Improving Quantization-aware Training of Low-Precision Network via Block Replacement on Full-Precision Counterpart

TL;DR

The paper tackles aggressive quantization in QAT by addressing gradient mismatch and limited representation at very low bit widths. It introduces the Block-wise Replacement Framework (BWRF), which grafts a fixed full-precision partner into a low-precision network to form intermediate mixed-precision models that guide both forward and backward passes through training. Training optimizes a joint objective that combines task loss with distillation losses from FP and MP branches, providing implicit regularization and improved gradient estimation. Empirically, BWRF delivers state-of-the-art results for 4-, 3-, and 2-bit quantization on ImageNet and CIFAR-10 under uniform quantization and remains compatible with existing QAT pipelines via a concise wrapper.

Abstract

Quantization-aware training (QAT) is a common paradigm for network quantization, in which the training phase incorporates the simulation of the low-precision computation to optimize the quantization parameters in alignment with the task goals. However, direct training of low-precision networks generally faces two obstacles: 1. The low-precision model exhibits limited representation capabilities and cannot directly replicate full-precision calculations, which constitutes a deficiency compared to full-precision alternatives; 2. Non-ideal deviations during gradient propagation are a common consequence of employing pseudo-gradients as approximations in derived quantized functions. In this paper, we propose a general QAT framework for alleviating the aforementioned concerns by permitting the forward and backward processes of the low-precision network to be guided by the full-precision partner during training. In conjunction with the direct training of the quantization model, intermediate mixed-precision models are generated through the block-by-block replacement on the full-precision model and working simultaneously with the low-precision backbone, which enables the integration of quantized low-precision blocks into full-precision networks throughout the training phase. Consequently, each quantized block is capable of: 1. simulating full-precision representation during forward passes; 2. obtaining gradients with improved estimation during backward passes.
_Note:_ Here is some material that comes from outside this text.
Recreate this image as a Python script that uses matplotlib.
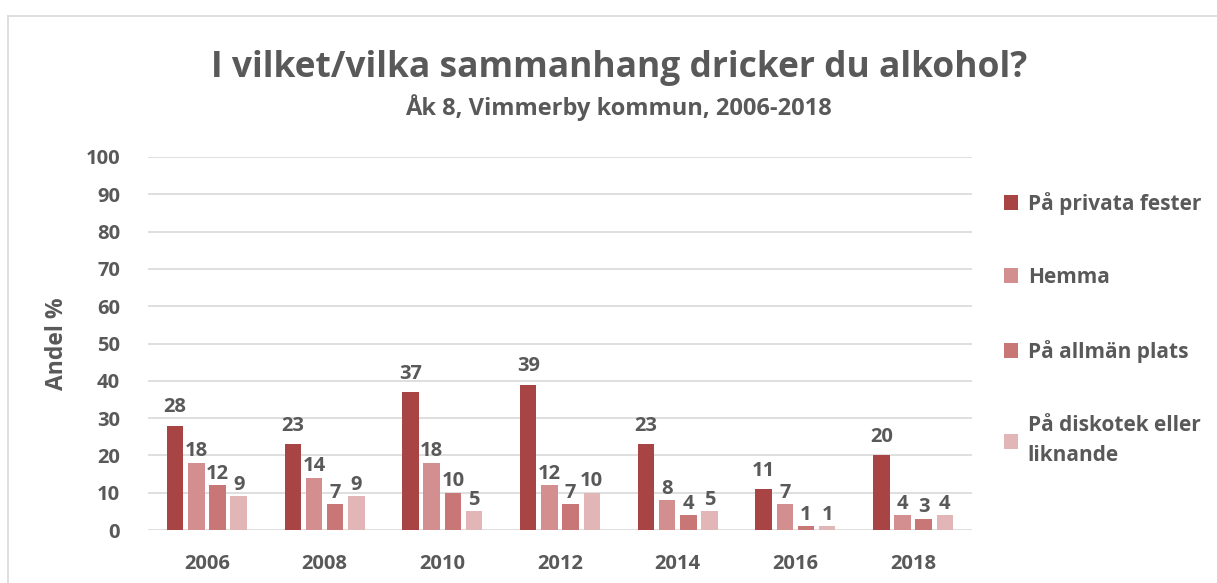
import matplotlib.pyplot as plt
import numpy as np
from matplotlib.lines import Line2D

# data
years = ["2006", "2008", "2010", "2012", "2014", "2016", "2018"]
series_names = ["På privata fester", "Hemma", "På allmän plats",
                "På diskotek eller\nliknande"]
privata_fester = [28, 23, 37, 39, 23, 11, 20]
hemma = [18, 14, 18, 12, 8, 7, 4]
allman_plats = [12, 7, 10, 7, 4, 1, 3]
diskotek = [9, 9, 5, 10, 5, 1, 4]
yticks = [0, 10, 20, 30, 40, 50, 60, 70, 80, 90, 100]

colors = ["#A84444", "#D38F8F", "#C87676", "#E2B6B6"]
text_gray = "#595959"

plt.rcParams['font.family'] = ['Open Sans', 'DejaVu Sans']
plt.rcParams['font.weight'] = 'bold'

fig = plt.figure(figsize=(12.17, 5.83), dpi=100)
ax = fig.add_axes([148 / 1217, 1 - 530 / 583, 824 / 1217, 373 / 583])

x = np.arange(len(years))
width = 0.14
step = 0.18
all_series = [privata_fester, hemma, allman_plats, diskotek]
for i, vals in enumerate(all_series):
    pos = x + (i - 1.5) * step
    bars = ax.bar(pos, vals, width, color=colors[i], label=series_names[i],
                  zorder=3)
    off = 6 if i == 0 else 1
    for b, v in zip(bars, vals):
        ax.annotate(str(v), (b.get_x() + b.get_width() / 2, v),
                    xytext=(0, off), textcoords="offset points",
                    ha="center", va="bottom", fontsize=14.5,
                    fontweight="bold", color=text_gray)

ax.set_xlim(-0.5, len(years) - 0.5)
ax.set_ylim(0, 100)
ax.set_yticks(yticks)
ax.set_xticks(x, years)
ax.grid(axis="y", color="#D9D9D9", linewidth=1.2, zorder=0)
ax.set_axisbelow(True)
for s in ["top", "right", "left", "bottom"]:
    ax.spines[s].set_visible(False)
ax.tick_params(axis="both", length=0, labelsize=14.5, labelcolor=text_gray)
ax.tick_params(axis="y", pad=20)
ax.tick_params(axis="x", pad=17)
ax.set_ylabel("Andel %", fontsize=16.5, fontweight="bold", color=text_gray,
              labelpad=12)

fig.text(0.509, 0.884, "I vilket/vilka sammanhang dricker du alkohol?",
         ha="center", va="center", fontsize=25.5, fontweight="bold",
         color=text_gray)
fig.text(0.508, 0.815, "Åk 8, Vimmerby kommun, 2006-2018", ha="center",
         va="center", fontsize=17, fontweight="bold", color=text_gray)

leg = ax.legend(loc="upper left", bbox_to_anchor=(985 / 1217, 0.703),
                bbox_transform=fig.transFigure, frameon=False,
                handlelength=0.7, handleheight=0.7, handletextpad=0.45,
                labelspacing=2.5, fontsize=15)
for t in leg.get_texts():
    t.set_color(text_gray)
    t.set_fontweight("bold")
leg.get_texts()[-1].set_linespacing(1.55)

# outer chart border
fig.add_artist(Line2D([8 / 1217, 8 / 1217], [0, 1 - 16 / 583],
                      transform=fig.transFigure, color="#D9D9D9", lw=1.2))
fig.add_artist(Line2D([8 / 1217, 1], [1 - 16 / 583, 1 - 16 / 583],
                      transform=fig.transFigure, color="#D9D9D9", lw=1.2))

fig.savefig("out.png", dpi=100)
We demonstrate that the proposed method achieves state-of-the-art results for 4-, 3-, and 2-bit quantization on ImageNet and CIFAR-10. The proposed framework provides a compatible extension for most QAT methods and only requires a concise wrapper for existing codes.

Paper Structure

This paper contains 12 sections, 11 equations, 5 figures, 6 tables, 1 algorithm.

Figures (5)

  • Figure 1: Framework Overview. (a) The fundamental implementation of Quantization-aware Training (QAT) in which weight initialization is performed using full-precision counterparts. (b) The proposed block-wise replacement framework (BWRF) generates mixed-precision models during the training phase, employing full-precision counterparts for auxiliary supervision.
  • Figure 2: Implementation of BWRF Training. Mixed-precision models are implemented implicitly through the utilization of overlapping LP forward flows. Both task targets and model predictions are regarded as loss sources for training.
  • Figure 3: Validation accuracy of mixed-precision models and low-precision backbone during training. The results are obtained by ResNet-18 on ImageNet.
  • Figure 4: Measures of feature similarity. The results of cosine distances are obtained by ResNet-18 on CIFAR-10 under 4-bit quantization.
  • Figure 5: Visualization results of class activation mapping (CAM). Two visualized targets are established on the third and fourth blocks' output layers. (a-b) The results of the full-precision model $F$ and low-precision model $Q$ trained with BWRF. (c) The results of the vanilla model with baseline implementation. (d-f) The results of mixed-precision models $M^1$, $M^2$, $M^3$, respectively.